Clean energy advocate Arthur Morris was at a state meeting where industry representatives denounced the study.
“Kind of went crazy,” Morris said. “It was a little bit surprising to me that they were so incensed by valuing people too much.”
“Anything that would increase energy costs gets our attention,” said attorney Jim Holtkamp, air quality chairman for Utah Manufacturers.
Of course, no one seems to have quibbled with the 202 lives lost, just how much dollar value was placed upon them. Which, makes some sense, I suppose, when all you really care about is the bottom line.

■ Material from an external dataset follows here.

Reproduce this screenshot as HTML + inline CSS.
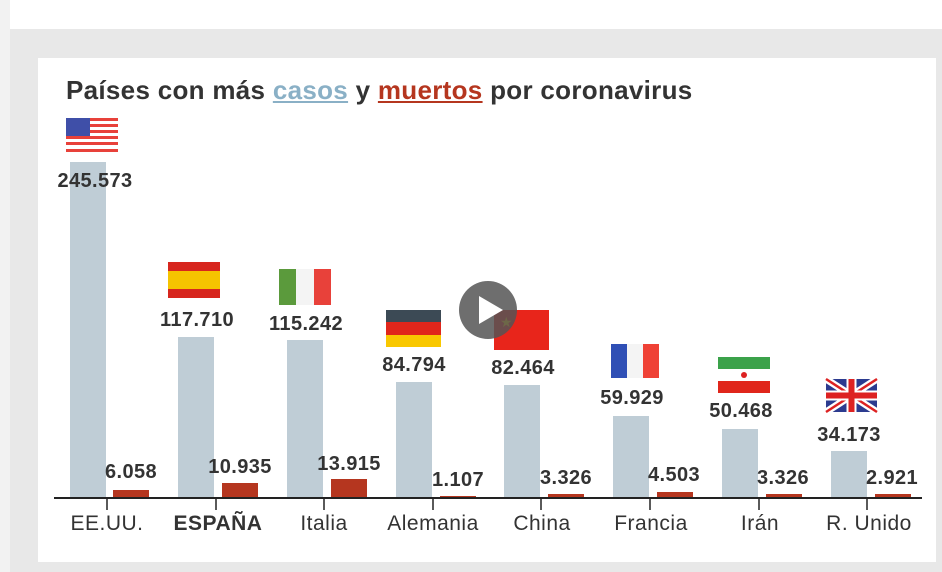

Supposedly “public meetings” were held when the study came out a few months ago. Check out Rocky Mountain Power’s statement to KSL about their meeting:
We disagree with the study’s conclusions. Rocky Mountain Power participated in an initial review of the published study along with a broad group of Utah business stakeholders including the Salt Lake Chamber of Commerce, Utah Manufacturers Association, Utah Association of Energy Users, Utah Industrial Energy Consumers, Utah Mining Association, Deseret Power and others. Together, we identified enough concerns with the assumptions used in the study’s analysis to determine that its results should not be relied on.
-Jeff Hymas, Rocky Mountain Power
Funny, I wonder why clean air advocates and “the public”, never heard about any meeting, and somehow all of the business stakeholders managed to get the news…
It’s time to choose clean air over dirty air, and make the state pay attention to this study and do something about it. The study not only shows the cost of the current path, but was designed to show the benefits of changing course. It estimated the cost of substituting energy efficiency and renewables for 1/3 of the least efficient coal plants and found:
To achieve even more dramatic co-benefits, if approximately one-third of Utah’s most inefficient and polluting coal generators are replaced with a rigorous energy efficiency program and either gas or renewable energy, externalities amounting to $70 – $79 could
be realized for each MWh of coal retired or displaced.5
Did I say cost, sorry I meant savings, as that number “exceeds the cost of most electrical generation.”
If anyone out there would like to participate in getting this study publicized and forcing the state to do something about it, feel free to attend this Thursday’s 6pm meeting of the Utah Physicians for a Healthy Environment (UPHE), at the University of Utah Orthopedic Hospitals’ 3rd floor conference room. All who care about Utah air quality are welcome, whether health care providers or not. I will summarize the meeting and action plan in a post after Thursday night.
I’m at work but can answer comments or questions about the meeting after 5 or tomorrow.
By the way, hello and thanks for having me, I’m a physician in Salt Lake, and I’d much prefer cleaner air!